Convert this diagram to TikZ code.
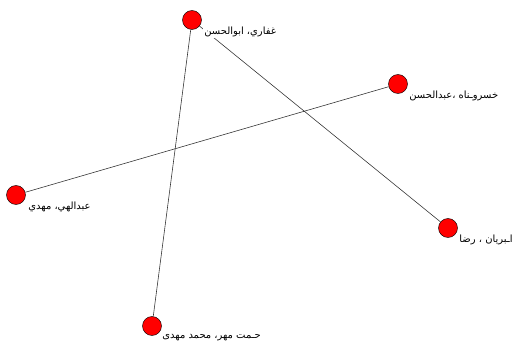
\documentclass[tikz,border=0pt]{standalone}
\usepackage{fontspec}
\newfontfamily\arabicfont[Script=Arabic]{DejaVu Sans}
\TeXXeTstate=1
\usetikzlibrary{positioning}

\tikzset{
	actor/.style={circle, draw=black, fill=red, line width=0.4pt, minimum size=0.57cm, inner sep=0pt},
	tie/.style={draw=black!80, line width=0.5pt},
	tag/.style={fill=white, inner sep=1pt, anchor=west, font=\arabicfont\fontsize{8.5}{10}\selectfont}
}

\begin{document}
\begin{tikzpicture}[x=0.03cm, y=0.03cm]
	\useasboundingbox (0,0) rectangle (532,344);
	
	% actors
	\node[actor] (ghaffari) at (192,324) {};
	\node[actor] (khosroshah) at (398,260) {};
	\node[actor] (abdollahi) at (16,149) {};
	\node[actor] (ashrafian) at (448,116) {};
	\node[actor] (heshmat) at (152,18) {};
	
	% ties
	\draw[tie] (ghaffari) -- (heshmat);
	\draw[tie] (ghaffari) -- (ashrafian);
	\draw[tie] (abdollahi) -- (khosroshah);
	
	% names
	\node[tag] (ghaffari-name) at ([shift={(11,-12)}]ghaffari.center) {\beginR غفاري، ابوالحسن\endR};
	\node[tag] (khosroshah-name) at ([shift={(10,-12)}]khosroshah.center) {\beginR خسروـناه ،عبدالحسن\endR};
	\node[tag] (abdollahi-name) at ([shift={(11,-12)}]abdollahi.center) {\beginR عبدالهي، مهدي\endR};
	\node[tag] (ashrafian-name) at ([shift={(10,-12)}]ashrafian.center) {\beginR اـبريان ، رضا\endR};
	\node[tag] (heshmat-name) at ([shift={(9,-12)}]heshmat.center) {\beginR حـمت مهر، محمد مهدی\endR};
\end{tikzpicture}
\end{document}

■ **To do**: Copy the listing word for word, excluding its pictures.

■ **Full solution**:
Convert this diagram to TikZ code.
\documentclass[tikz,border=0pt]{standalone}
\usepackage{fontspec}
\newfontfamily\arabicfont[Script=Arabic]{DejaVu Sans}
\TeXXeTstate=1
\usetikzlibrary{positioning}

\tikzset{
	actor/.style={circle, draw=black, fill=red, line width=0.4pt, minimum size=0.57cm, inner sep=0pt},
	tie/.style={draw=black!80, line width=0.5pt},
	tag/.style={fill=white, inner sep=1pt, anchor=west, font=\arabicfont\fontsize{8.5}{10}\selectfont}
}

\begin{document}
\begin{tikzpicture}[x=0.03cm, y=0.03cm]
	\useasboundingbox (0,0) rectangle (532,344);
	
	% actors
	\node[actor] (ghaffari) at (192,324) {};
	\node[actor] (khosroshah) at (398,260) {};
	\node[actor] (abdollahi) at (16,149) {};
	\node[actor] (ashrafian) at (448,116) {};
	\node[actor] (heshmat) at (152,18) {};
	
	% ties
	\draw[tie] (ghaffari) -- (heshmat);
	\draw[tie] (ghaffari) -- (ashrafian);
	\draw[tie] (abdollahi) -- (khosroshah);
	
	% names
	\node[tag] (ghaffari-name) at ([shift={(11,-12)}]ghaffari.center) {\beginR غفاري، ابوالحسن\endR};
	\node[tag] (khosroshah-name) at ([shift={(10,-12)}]khosroshah.center) {\beginR خسروـناه ،عبدالحسن\endR};
	\node[tag] (abdollahi-name) at ([shift={(11,-12)}]abdollahi.center) {\beginR عبدالهي، مهدي\endR};
	\node[tag] (ashrafian-name) at ([shift={(10,-12)}]ashrafian.center) {\beginR اـبريان ، رضا\endR};
	\node[tag] (heshmat-name) at ([shift={(9,-12)}]heshmat.center) {\beginR حـمت مهر، محمد مهدی\endR};
\end{tikzpicture}
\end{document}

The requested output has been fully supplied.